On March 30, Horwitz and his company, Bubba Trading Inc., filed suit in Cook County Circuit Court against Mesh and his various business entities, identified in the complaint as Yolo Publishing LLC, Average Joe Trading LLC and Adam Mesh Trading Group, asking the court to order Mesh to pay Horwitz more than $5 million, as well as granting Horwitz the right to look inside Mesh’s business dealings to determine how Mesh has run the various business ventures in which Horwitz purportedly partnered with him.
According to biographies posted on online and in the court complaint, Horwitz, an investment consultant with more than 35 years of experience, has authored “Bubba’s Guide to Trading Options,” and now serves as chief marketing strategist and founder of Chicago-based Bubba Trading and host of “The Bubba Show” online investing program.
According to an online biography posted on his website, Mesh since the early 2000s has built a following of hundreds of thousands of people who look to him and his associates to offer investment coaching through the Adam Mesh Trading Group. He also authored “The Average Joe’s Beginners Guide to the Stock Market.”
According to Horwitz’s complaint, he and Mesh first worked together in 2009, and then formalized a partnership in 2010, with Mesh, under the moniker “Average Joe Options,” agreeing to pay Bubba Trading monthly fees, commissions and royalties, and half of all sales brought in by AJO’s various marketing campaigns, including the products identified as Yolo and Average Joe Trading, in exchange for “certain intellectual properties,” including investment coaching, from Bubba Trading and Horwitz.

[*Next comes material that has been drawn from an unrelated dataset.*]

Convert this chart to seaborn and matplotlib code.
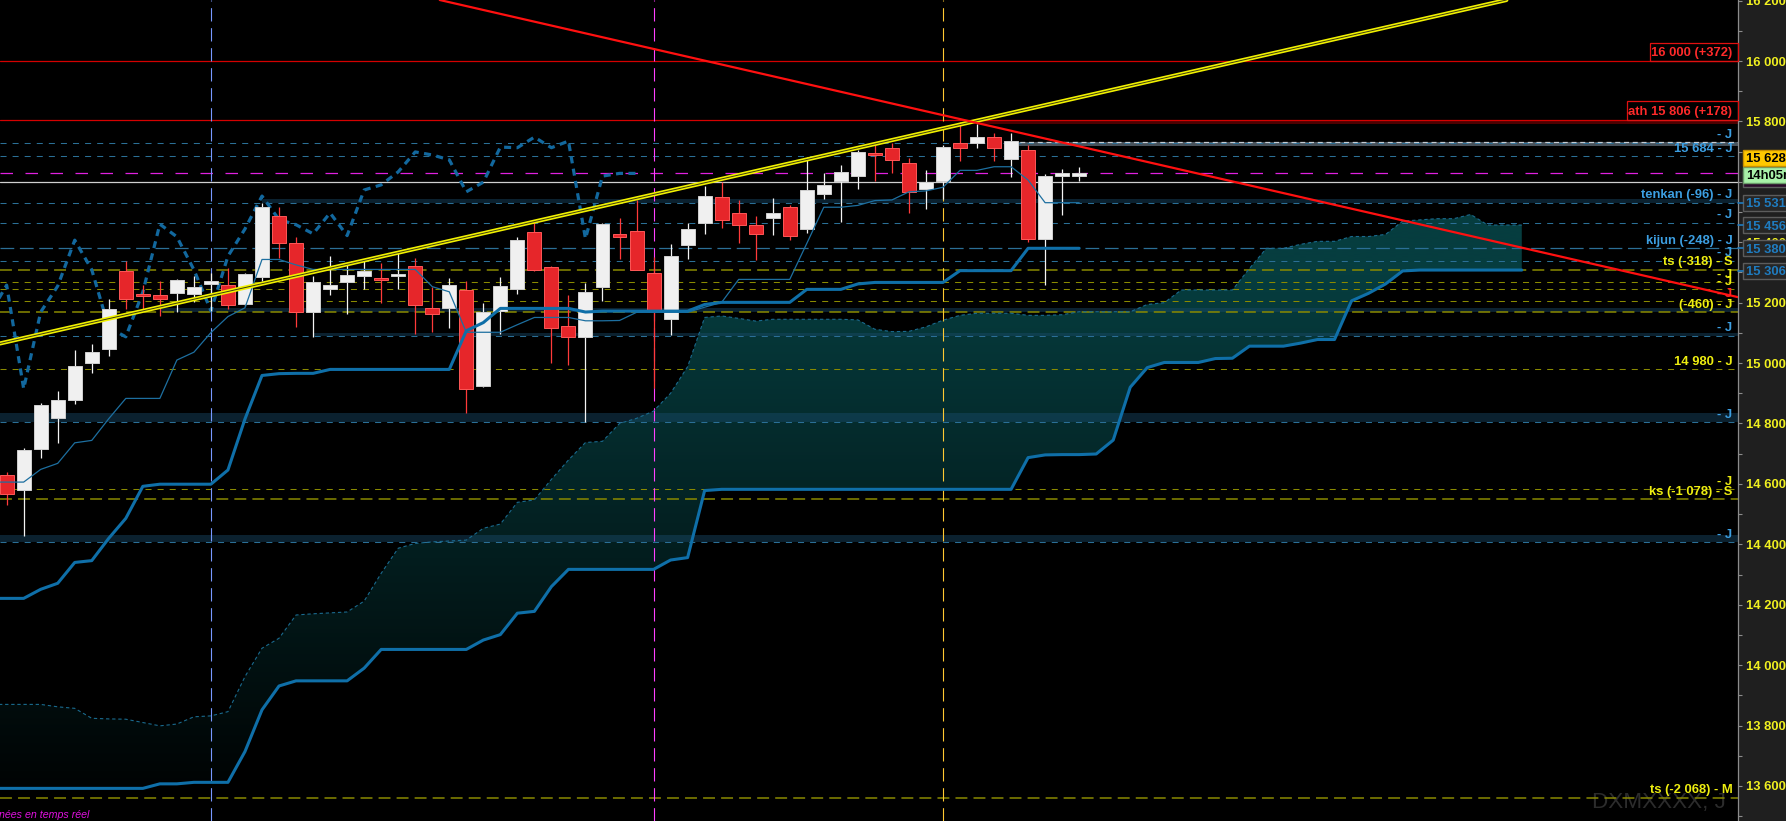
import numpy as np
import pandas as pd
import seaborn as sns
import matplotlib.pyplot as plt
from matplotlib.patches import Rectangle, PathPatch
from matplotlib.path import Path
from matplotlib.colors import LinearSegmentedColormap
from matplotlib.ticker import FixedLocator, MultipleLocator

# daily bars (bar 0 = first visible candle)
opens = [14628, 14580, 14717, 14819, 14878, 15001, 15048, 15305, 15225, 15224,
         15233, 15230, 15263, 15257, 15197, 15286, 15487, 15396, 15170, 15245,
         15269, 15289, 15280, 15289, 15323, 15182, 15183, 15242, 14924, 15173,
         15245, 15434, 15317, 15123, 15087, 15252, 15426, 15437, 15297, 15146,
         15391, 15465, 15549, 15496, 15456, 15481, 15517, 15445, 15560, 15603,
         15620, 15695, 15711, 15661, 15576, 15603, 15728, 15727, 15748, 15677,
         15705, 15412, 15620, 15620]
highs = [14640, 14718, 14867, 14908, 15043, 15063, 15213, 15338, 15257, 15271,
         15278, 15287, 15297, 15315, 15298, 15531, 15518, 15416, 15287, 15354,
         15330, 15341, 15330, 15369, 15347, 15253, 15282, 15272, 15199, 15285,
         15416, 15468, 15320, 15225, 15264, 15464, 15480, 15540, 15352, 15394,
         15465, 15586, 15601, 15540, 15487, 15546, 15523, 15683, 15629, 15656,
         15705, 15733, 15730, 15678, 15639, 15722, 15799, 15791, 15763, 15763,
         15721, 15626, 15642, 15649]
lows = [14530, 14429, 14685, 14734, 14863, 14968, 15024, 15180, 15173, 15157,
        15170, 15203, 15172, 15180, 15190, 15273, 15349, 15121, 15087, 15225,
        15162, 15245, 15200, 15245, 15095, 15104, 15117, 14834, 14921, 15095,
        15230, 15306, 15001, 14994, 14806, 15205, 15346, 15309, 14917, 15093,
        15344, 15427, 15448, 15399, 15341, 15424, 15408, 15431, 15543, 15468,
        15577, 15604, 15630, 15498, 15511, 15544, 15670, 15713, 15670, 15617,
        15402, 15258, 15491, 15604]
closes = [14565, 14712, 14861, 14878, 14990, 15037, 15179, 15211, 15222, 15211,
          15275, 15251, 15272, 15193, 15295, 15518, 15399, 15168, 15268, 15258,
          15292, 15305, 15276, 15291, 15193, 15161, 15258, 14915, 15169, 15255,
          15407, 15309, 15117, 15087, 15235, 15460, 15418, 15309, 15173, 15354,
          15444, 15553, 15475, 15458, 15428, 15497, 15422, 15573, 15590, 15633,
          15699, 15689, 15673, 15567, 15599, 15715, 15713, 15748, 15713, 15735,
          15412, 15619, 15628, 15628]

# ichimoku lines, bar -1 .. 63
tenkan = [14606, 14606, 14606, 14648, 14668, 14736, 14744, 14816, 14883, 14883,
          14883, 15010, 15036, 15101, 15154, 15183, 15343, 15343, 15325, 15310,
          15310, 15310, 15310, 15310, 15310, 15310, 15253, 15236, 15102, 15102,
          15102, 15127, 15151, 15151, 15151, 15140, 15140, 15141, 15168, 15168,
          15168, 15168, 15185, 15201, 15277, 15277, 15277, 15277, 15396, 15516,
          15516, 15522, 15538, 15540, 15567, 15570, 15582, 15638, 15638, 15650,
          15650, 15606, 15531, 15531, 15531]
kijun = [14221, 14221, 14221, 14251, 14271, 14340, 14346, 14420, 14486, 14592,
         14599, 14599, 14599, 14599, 14646, 14815, 14959, 14965, 14966, 14966,
         14979, 14979, 14979, 14979, 14979, 14979, 14979, 14979, 15107, 15134,
         15181, 15181, 15181, 15181, 15181, 15169, 15172, 15172, 15172, 15172,
         15172, 15172, 15194, 15201, 15201, 15201, 15201, 15201, 15244, 15244,
         15244, 15262, 15267, 15267, 15267, 15267, 15267, 15306, 15306, 15306,
         15306, 15380, 15380, 15380, 15380]
# senkou spans, bar -1 .. 89 (projected 26 bars ahead)
span_a = [13870, 13870, 13870, 13870, 13862, 13857, 13824, 13822, 13821, 13810,
          13799, 13805, 13829, 13832, 13846, 13962, 14056, 14089, 14166, 14170,
          14173, 14176, 14212, 14304, 14387, 14403, 14408, 14411, 14414, 14453,
          14467, 14539, 14547, 14615, 14679, 14737, 14741, 14800, 14817, 14841,
          14900, 14988, 15151, 15156, 15148, 15139, 15145, 15145, 15145, 15145,
          15145, 15143, 15112, 15104, 15105, 15120, 15142, 15158, 15165, 15165,
          15165, 15158, 15158, 15160, 15170, 15170, 15170, 15170, 15194, 15200,
          15242, 15242, 15242, 15242, 15313, 15380, 15380, 15393, 15403, 15403,
          15419, 15419, 15426, 15470, 15474, 15478, 15478, 15492, 15457, 15457, 15457]
span_b = [13592, 13592, 13592, 13592, 13592, 13592, 13592, 13592, 13592, 13592,
          13607, 13607, 13612, 13612, 13612, 13714, 13852, 13931, 13948, 13948,
          13948, 13948, 13990, 14052, 14052, 14052, 14052, 14052, 14052, 14083,
          14101, 14172, 14178, 14260, 14317, 14317, 14317, 14317, 14317, 14317,
          14348, 14356, 14578, 14582, 14582, 14582, 14582, 14582, 14582, 14582,
          14582, 14582, 14582, 14582, 14582, 14582, 14582, 14582, 14582, 14582,
          14582, 14687, 14696, 14697, 14697, 14699, 14745, 14920, 14985, 15002,
          15002, 15002, 15015, 15016, 15056, 15056, 15056, 15066, 15078, 15078,
          15206, 15231, 15262, 15305, 15308, 15308, 15308, 15308, 15308, 15308, 15308]

# horizontal levels
red_levels = [16000, 15806]
blue_levels = [15730, 15684, 15531, 15465, 15338, 15090, 14804, 14407]
olive_levels = [15267, 15244, 15204, 14979, 14582]
olive_long_levels = [15308, 15168, 14549, 13560]
kijun_level = 15380
last_price = 15628
round_level = 15600
band_levels = [15531, 15168, 15090, 14804, 14407]
band_start = [15, 9, 18, -1, -1]

label_levels = [15730, 15684, 15531, 15465, 15380, 15338, 15308, 15267, 15244,
                15204, 15168, 15090, 14979, 14804, 14582, 14549, 14407, 13560]
label_texts = ['- J', '15 684 - J', 'tenkan (-96) - J', '- J', 'kijun (-248) - J',
               '- J', 'ts (-318) - S', '- J', '- J', '- J', '(-460) - J', '- J',
               '14 980 - J', '- J', '- J', 'ks (-1 078) - S', '- J', 'ts (-2 068) - M']
label_kind = ['b', 'b', 'b', 'b', 'b', 'b', 'y', 'y', 'y', 'r', 'y', 'b',
              'y', 'b', 'y', 'y', 'b', 'y']

side_levels = [15531, 15456, 15380, 15306]
tick_values = [13600, 13800, 14000, 14200, 14400, 14600, 14800, 15000,
               15200, 15400, 15600, 15800, 16000, 16200]

W, H = 1786, 821
X0, X1 = -0.39, 101.7
Y0, Y1 = 13484, 16202
BLUE = '#2b6f96'
OLIVE = '#8a8a00'
LINE_BLUE = '#0f6fa8'

sns.set_style('dark')
plt.rcParams['font.family'] = ['Liberation Sans', 'DejaVu Sans']

fig = plt.figure(figsize=(W / 100, H / 100), dpi=100, facecolor='#1f1f1f')
ax = fig.add_axes([0, 0, 1738 / W, 1])
ax.set_facecolor('black')
ax.grid(False)

# cloud with a vertical fade
kumo = pd.DataFrame({'bar': np.arange(-1, 90), 'a': span_a, 'b': span_b})
poly = ax.fill_between(kumo['bar'], kumo['a'], kumo['b'], facecolor='none', edgecolor='none')
clip = PathPatch(Path.make_compound_path(*poly.get_paths()), transform=ax.transData,
                 facecolor='none', edgecolor='none')
ax.add_patch(clip)
shade = np.clip((np.linspace(13480, 15520, 256) - 13500) / 1800, 0, 1).reshape(-1, 1)
cmap = LinearSegmentedColormap.from_list('kumo', ['#000000', '#063d3f'])
im = ax.imshow(shade, extent=(-1, 89, 13480, 15520), origin='lower', aspect='auto',
               cmap=cmap, vmin=0, vmax=1, zorder=1, interpolation='bilinear')
im.set_clip_path(clip)

# horizontal levels
for lv in red_levels:
    ax.axhline(lv, color='#d40000', lw=0.9, zorder=2)
ax.add_patch(Rectangle((57, 15793), X1 - 57, 13, facecolor='#4d0000', edgecolor='none', zorder=1.8))
ax.add_patch(Rectangle((59, 15720), X1 - 59, 13, facecolor='#48525b', edgecolor='none', zorder=1.8))
ax.plot([59, X1], [15732, 15732], color='#c4ccd4', lw=0.9, ls=(0, (4, 3)), zorder=2.1)
for lv in blue_levels:
    ax.axhline(lv, color=BLUE, lw=0.75, ls=(0, (5.8, 5.8)), zorder=2)
ax.axhline(kijun_level, color=BLUE, lw=0.9, ls=(0, (11, 4.5)), zorder=2)
for lv in olive_levels:
    ax.axhline(lv, color=OLIVE, lw=0.75, ls=(0, (5.8, 5.8)), zorder=2)
for lv in olive_long_levels:
    ax.axhline(lv, color=OLIVE, lw=1.1, ls=(0, (7.8, 4)), zorder=2)
for lv, st, th in zip(band_levels, band_start, [4, 4, 3, 9, 7]):
    ax.add_patch(Rectangle((st, lv), X1 - st, th * 3.31, facecolor='#1a4a6a',
                           alpha=0.45, edgecolor='none', zorder=1.7))
ax.axhline(last_price, color='#e020e0', lw=0.9, ls=(0, (10, 10)), zorder=2.2)
ax.axhline(round_level, color='#cfcfcf', lw=0.9, zorder=2.2)

# vertical markers
for xv, col in zip([12, 38, 55], ['#7898ff', '#ff40ff', '#ffc832']):
    ax.axvline(xv, color=col, lw=0.8, ls=(0, (12, 6)), zorder=2.3)

# ichimoku lines
ind = pd.DataFrame({'bar': np.arange(-1, 64), 'tenkan': tenkan, 'kijun': kijun})
chikou = pd.DataFrame({'bar': np.arange(len(closes)) - 26, 'close': closes}).query('bar >= -1')
sns.lineplot(data=kumo, x='bar', y='a', ax=ax, color='#1a6a8e', lw=0.8,
             linestyle=(0, (3, 2.5)), estimator=None, errorbar=None, zorder=3)
sns.lineplot(data=kumo, x='bar', y='b', ax=ax, color=LINE_BLUE, lw=2.2,
             estimator=None, errorbar=None, zorder=3)
sns.lineplot(data=chikou, x='bar', y='close', ax=ax, color='#12689e', lw=2.3,
             linestyle=(0, (2.2, 1.7)), estimator=None, errorbar=None, zorder=3)

# candles
o, h, l, c = (np.array(v, dtype=float) for v in (opens, highs, lows, closes))
bars = np.arange(len(c))
up = c >= o
ax.vlines(bars, l, h, colors=np.where(up, '#f4f4f4', '#ff3a3a'), lw=0.9, zorder=4)
ax.bar(bars, np.maximum(np.abs(c - o), 7), bottom=np.minimum(o, c), width=0.82,
       color=np.where(up, '#f0f0f0', '#e6262a'), edgecolor=np.where(up, '#d0d0d0', '#ff5858'),
       lw=0.7, zorder=4.2)

sns.lineplot(data=ind, x='bar', y='tenkan', ax=ax, color='#1d6fa0', lw=0.9,
             estimator=None, errorbar=None, zorder=4.5)
sns.lineplot(data=ind, x='bar', y='kijun', ax=ax, color=LINE_BLUE, lw=2.2,
             estimator=None, errorbar=None, zorder=4.5)

# trend lines
ax.axline((0, 15070), slope=12.85, color='#f2f200', lw=3.0, zorder=5)
ax.axline((0, 15070), slope=12.85, color='#3a3a10', lw=0.7, zorder=5.1)
ax.axline((49.55, 15891), slope=-12.9, color='#ff1010', lw=1.6, zorder=5.2)

# right-hand labels inside the plot
ytr = ax.get_yaxis_transform()
kind_col = {'b': '#3c9fe2', 'y': '#eeee10', 'r': '#ff2020'}
for lv, txt, k in zip(label_levels, label_texts, label_kind):
    ax.annotate(txt, xy=(1, lv), xycoords=ytr, xytext=(-4, 3.3), textcoords='offset points',
                ha='right', va='baseline', color=kind_col[k], fontsize=9.4,
                fontweight='bold', zorder=6)
for lv, txt, bw in zip(red_levels, ['16 000 (+372)', 'ath 15 806 (+178)'], [88, 111]):
    ax.annotate(txt, xy=(1, lv), xycoords=ytr, xytext=(-4, 3.3), textcoords='offset points',
                ha='right', va='baseline', color='#ff2a2a', fontsize=9.4,
                fontweight='bold', zorder=6)
    ax.add_patch(Rectangle((1 - bw / 1738, lv), bw / 1738, 60, transform=ytr, fill=False,
                           edgecolor='#e01010', lw=0.9, zorder=6, clip_on=False))

ax.text(1726 / 1738, 13 / H, 'DXMXXXX, J', transform=ax.transAxes, ha='right',
        va='baseline', fontsize=16.2, color='#2c2c2c', zorder=0.6)

# price axis
ax.set_xlim(X0, X1)
ax.set_ylim(Y0, Y1)
ax.set_xlabel('')
ax.set_ylabel('')
ax.set_xticks([])
ax.yaxis.tick_right()
ax.yaxis.set_major_locator(FixedLocator(tick_values))
ax.set_yticklabels([f'{v:,}'.replace(',', ' ') for v in tick_values])
ax.yaxis.set_minor_locator(MultipleLocator(100))
ax.tick_params(axis='y', which='major', length=2.9, width=0.8, color='#8c8c8c',
               pad=2.9, labelcolor='#f0f020', labelsize=9.4)
ax.tick_params(axis='y', which='minor', length=2.9, width=0.8, color='#8c8c8c')
for lbl in ax.get_yticklabels():
    lbl.set_fontweight('bold')
for side in ['left', 'top', 'bottom']:
    ax.spines[side].set_visible(False)
ax.spines['right'].set_color('#8c8c8c')
ax.spines['right'].set_linewidth(0.9)


def fig_y(price):
    return (price - Y0) / (Y1 - Y0)


def axis_box(price, text, face, edge, tcol, zo=5):
    yc = fig_y(price)
    hh = 16 / H
    fig.add_artist(Rectangle((1743 / W, yc - hh / 2), 60 / W, hh, transform=fig.transFigure,
                             facecolor=face, edgecolor=edge, lw=1, zorder=zo))
    fig.text(1746 / W, yc, text, color=tcol, fontsize=9.4, fontweight='bold',
             va='center_baseline', ha='left', zorder=zo + 0.1)


for lv in side_levels:
    axis_box(lv, f'{lv:,}'.replace(',', ' '), '#262626', '#5c5c5c', '#1f7cc0')
    fig.add_artist(plt.Line2D([1738 / W, 1743 / W], [fig_y(lv)] * 2, color='#1f7cc0',
                              lw=1.2, transform=fig.transFigure, zorder=5))
axis_box(15609, '15 628', '#2a0a2a', '#5c5c5c', '#e020e0', zo=5)
axis_box(15624, '14h05m', '#a8f0a8', '#6a9a6a', '#000000', zo=6)
axis_box(15680, '15 628', '#ffc800', '#c89000', '#000000', zo=7)

fig.text(-1 / W, 3 / H, 'nées en temps réel', color='#e010e0', fontsize=7.7,
         style='italic', ha='left', va='baseline')

fig.savefig('out.png', dpi=100, facecolor=fig.get_facecolor())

Horwitz also asserted Mesh and AJO agreed to keep proper accounting records and hand those over to Bubba Trading “on a monthly, quarterly and annual basis.”
According to the complaint, Mesh had paid Bubba Trading from checking accounts purportedly belonging to Yolo Publishing LLC and Adam Mesh Trading Group, and had credited Horwitz “as the one who created ‘Push Factor’ and other investing techniques upon which (Mesh’s) various campaigns were based.”
“(Mesh) and the other corporate co-defendants have and continue to co-opt Bubba and Horwitz’s clients, contacts, goodwill and professional image, without compensation, to lend authority and credibility to their investment marketing campaigns, including but not limited to continually referencing Horwitz as the founder and creator of their marketed investment strategies,” Horwitz’s complaint said.
However, at some time not specified in the complaint, Horwitz said Mesh and his affiliates ceased paying Bubba Trading what Horwitz alleged was owed, alleging “after years of enveloping (Bubba Trading’s) clients, contacts, public image and goodwill into the defendants’ business, the defendants pushed Bubba and Horwitz out from the operations and ceased disbursement of revenue.”
Horwitz’s complaint formally leveled allegations of deceptive practices, breach of contract and tortious interference with a business relationship against Mesh and his affiliated entities, and asked the court to award damages of $1 million in compensatory damages per count, as well as at least $500,000 in punitive damages. He also requested a court-ordered accounting and permission to “pierce the corporate veil,” and glimpse the inner workings of Mesh’s various incorporated enterprises.
Horwitz is represented in the action by attorneys with the firm of Hesik Prybylo, of Oak Park.